Director Tom Hooper’s follow-up to his 2010 Best Picture “The King’s Speech” is the monumental movie-musical “Les Misérables.” The film, based on Victor Hugo’s seminal 19th-century novel and stage megahit, stars Broadway darling Hugh Jackman and Anne Hathaway, both of whom were nominated as Best Actor and Supporting Actress, respectively.

France, 1815. The story centers on Jean Valjean (Jackman), a paroled convict who is the victim of the period’s inhumane system of justice, his only crime being the theft of a loaf of bread. Valjean, realizing he will never receive fair treatment as long as he wears the scarlet letter of his past, reverts to criminality, robbing a kindly bishop. Confronted with the bishop’s pardon of his crime, Valjean makes a pledge to live his life for God.

Skip ahead 10 years. Valjean, having abandoned his real identity, has become a business owner in and mayor of a prospering industrial town under the false identity of M. Madeleine. One of his employees, Fantine (Hathaway), has an “unsavory” secret: she is the mother of an illegitimate child. When this information becomes public, she is fired and eventually forced into prostitution to support herself and her daughter, Cosette.
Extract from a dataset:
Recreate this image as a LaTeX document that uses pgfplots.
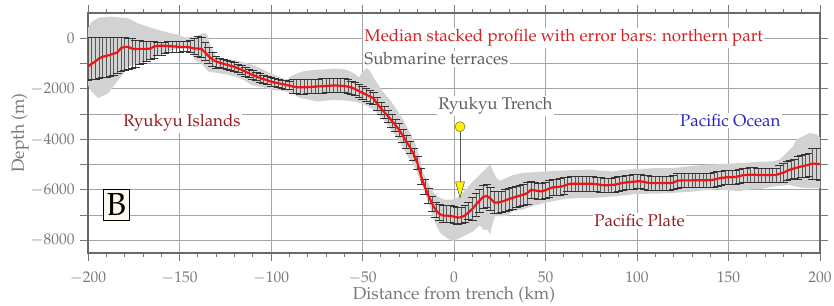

She is arrested for prostitution by the brutal police inspector, Javert (Russell Crowe), but is saved at the last minute by the intervention of Valjean. Javert recognizes Valjean from his time on the chain gang and vows to bring him to the justice he escaped years before. Meanwhile, the dying Fantine secures Valjean’s promise to raise her daughter, and Valjean is faced with the moral dilemma of accepting the punishment for his crime or supporting the people who most need his help.
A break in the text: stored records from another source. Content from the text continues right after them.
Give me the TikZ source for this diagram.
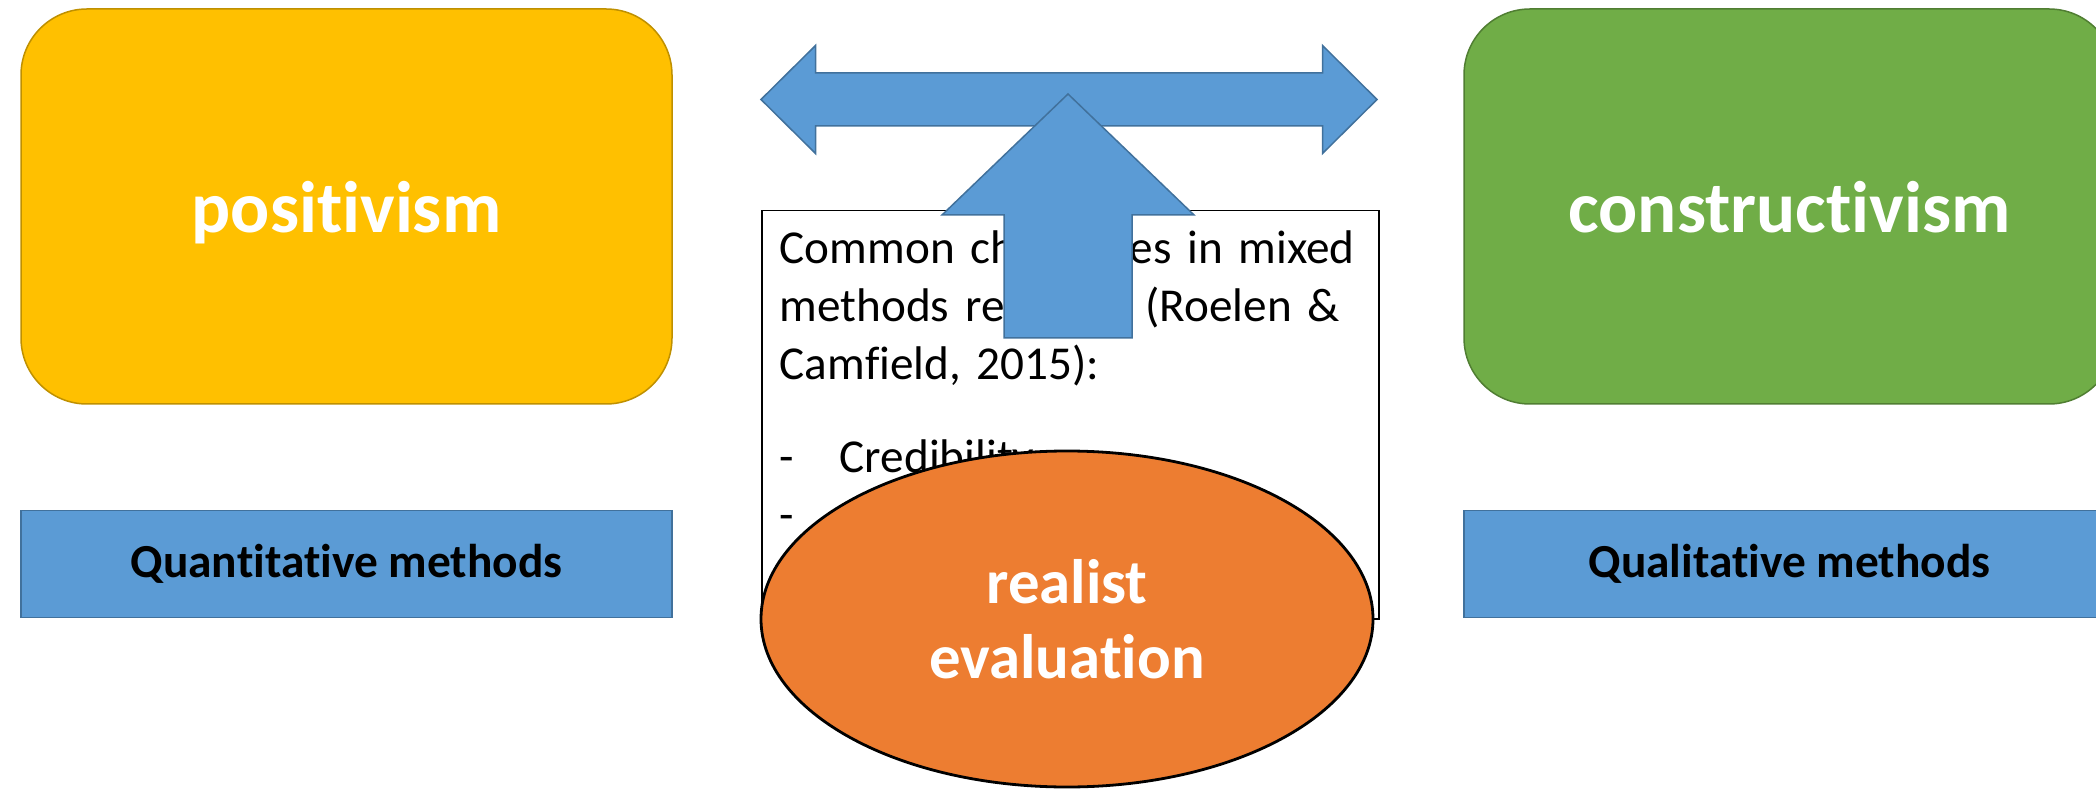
\documentclass[tikz,border=0pt]{standalone}
\usepackage{fontspec}
\setmainfont{Carlito}[Ligatures=NoCommon]
\frenchspacing
\usetikzlibrary{positioning,shapes.geometric}
\definecolor{gold}{HTML}{FFC000}
\definecolor{golddark}{HTML}{BF9000}
\definecolor{leaf}{HTML}{70AD47}
\definecolor{leafdark}{HTML}{507E32}
\definecolor{sky}{HTML}{5B9BD5}
\definecolor{skydark}{HTML}{41719C}
\definecolor{rust}{HTML}{ED7D31}
\tikzset{
  paradigm/.style={rounded corners=33pt, minimum width=325.5pt, minimum height=197.5pt,
    line width=0.75pt, text=white, text depth=0pt, font=\fontsize{36.5}{44}\selectfont\bfseries},
  methodbox/.style={fill=sky, draw=skydark, line width=0.75pt, minimum width=325.5pt,
    minimum height=53.5pt, font=\fontsize{23.7}{29}\selectfont\bfseries},
  textbox/.style={draw=black, fill=white, line width=0.75pt, inner xsep=9pt, inner ysep=0pt,
    text width=290.5pt, text height=26.5pt, text depth=177.5pt, align=left,
    font=\fontsize{23.6}{29}\selectfont},
  blockarrow/.style={fill=sky, draw=skydark, line width=0.75pt, line join=miter},
}

\begin{document}
\begin{tikzpicture}[x=0.5pt,y=-0.5pt]
  \useasboundingbox (0,0) rectangle (2096,790);
  \clip (0,0) rectangle (2096,790);
  % the two paradigms and their methods
  \node[paradigm, fill=gold, draw=golddark] (posit) at (346.5,206.5) {positivism};
  \node[paradigm, fill=leaf, draw=leafdark] (constr) at (1789.5,206.5) {constructivism};
  \node[methodbox, below=52.5pt of posit] (quant) {Quantitative methods};
  \node[methodbox, below=52.5pt of constr] (qual) {Qualitative methods};
  % text box in the middle
  \node[textbox, anchor=north west] (challenges) at (761,210) {%
    Common challenges in mixed\\
    methods research (Roelen \&\\
    Camfield, 2015):\\[17.5pt]
    \makebox[30pt][l]{-}Credibility\\
    \makebox[30pt][l]{-}};
  % double arrow
  \pgfmathsetmacro{\ax}{761};
  \pgfmathsetmacro{\bx}{1377};
  \pgfmathsetmacro{\ay}{99.5};
  \pgfmathsetmacro{\sh}{26.5};
  \pgfmathsetmacro{\hh}{54};
  \pgfmathsetmacro{\hl}{54.5};
  \draw[blockarrow] (\ax,\ay) -- (\ax+\hl,\ay-\hh) -- (\ax+\hl,\ay-\sh)
    -- (\bx-\hl,\ay-\sh) -- (\bx-\hl,\ay-\hh) -- (\bx,\ay) -- (\bx-\hl,\ay+\hh)
    -- (\bx-\hl,\ay+\sh) -- (\ax+\hl,\ay+\sh) -- (\ax+\hl,\ay+\hh) -- cycle;
  % up arrow
  \pgfmathsetmacro{\ux}{1068};
  \pgfmathsetmacro{\uy}{94};
  \coordinate (uptip) at (\ux,\uy);
  \draw[blockarrow] (uptip) -- (\ux+126,215) -- (\ux+64,215) -- (\ux+64,338)
    -- (\ux-64,338) -- (\ux-64,215) -- (\ux-126,215) -- cycle;
  % realist evaluation
  \node[ellipse, draw=black, line width=1.4pt, fill=rust, minimum width=306pt,
    minimum height=168pt, inner sep=0pt, text=white, align=center,
    font=\fontsize{31.4}{37.5}\selectfont\bfseries] (realist) at (1067,619) {realist\\evaluation};
\end{tikzpicture}
\end{document}
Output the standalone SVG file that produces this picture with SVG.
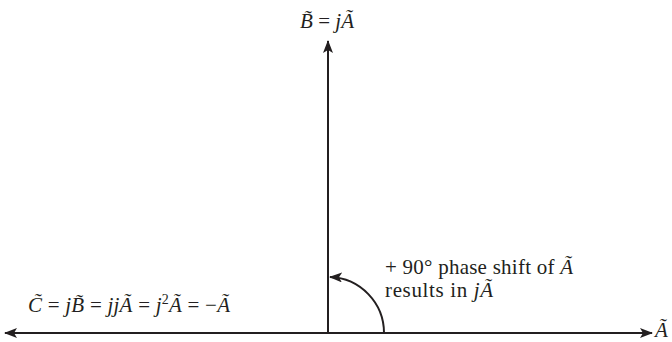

Fast-forward again, to Paris in 1832. Valjean and his grown-up ward, Cosette (Amanda Seyfried), are living comfortably in Paris under false identities. Javert continues to search for his escapee, and rebellion is brewing. A group of students–the Friends of the ABC–are stirring up the unhappy people (the eponymous “miserable ones”) to fight for a new French Republic. One of the young insurrectionists, Marius (Eddie Redmayne), sees and is taken by Cosette, and their ensuing involvement pulls Valjean into the culminating action of the barricade on which lines are drawn, scores are settled and final stands are made.

Hooper’s big selling point for “Les Misérables” was a new technique of live recording the film’s musical numbers, allowing the actors greater freedom of expression than permitted within the original rigidity of the musical’s score. The technique is effective, although diehard fans of the musical will be in for some differences in adaptation.

Hathaway’s performance has been unilaterally praised, particularly her delivery of Fantine’s broken “I Dreamed a Dream.” Jackman is, as ever, a strong leading man and proves himself more than equal to the challenges presented by such a demanding score. Some moviegoers had complaints about some of the supporting cast, though.

“Seyfried’s paper-thin performance was saved by the strength of Hathaway and Jackman,” Liz Walker ’14.

On the whole, fan reactions have been quite positive, although many critics have censured Hooper’s over-the-top style in this film, compared to the quieter power of “The King’s Speech.” “Les Misérables” is an overwhelming, overblown musical extravaganza, in both a good and bad way. Sure, it’s completely romanticizing a generally unimportant installment in a long series of 19th-century student rebellions, and yes, it does tend to sentimentalize a genuinely miserable group of people, all through the lens of Hugo’s middle class morality. At the end of the day (a shameless “Les Mis” pun I just couldn’t resist), it’s really a pretty fantastic story, and that’s what draws people back to “Les Misérables again and again.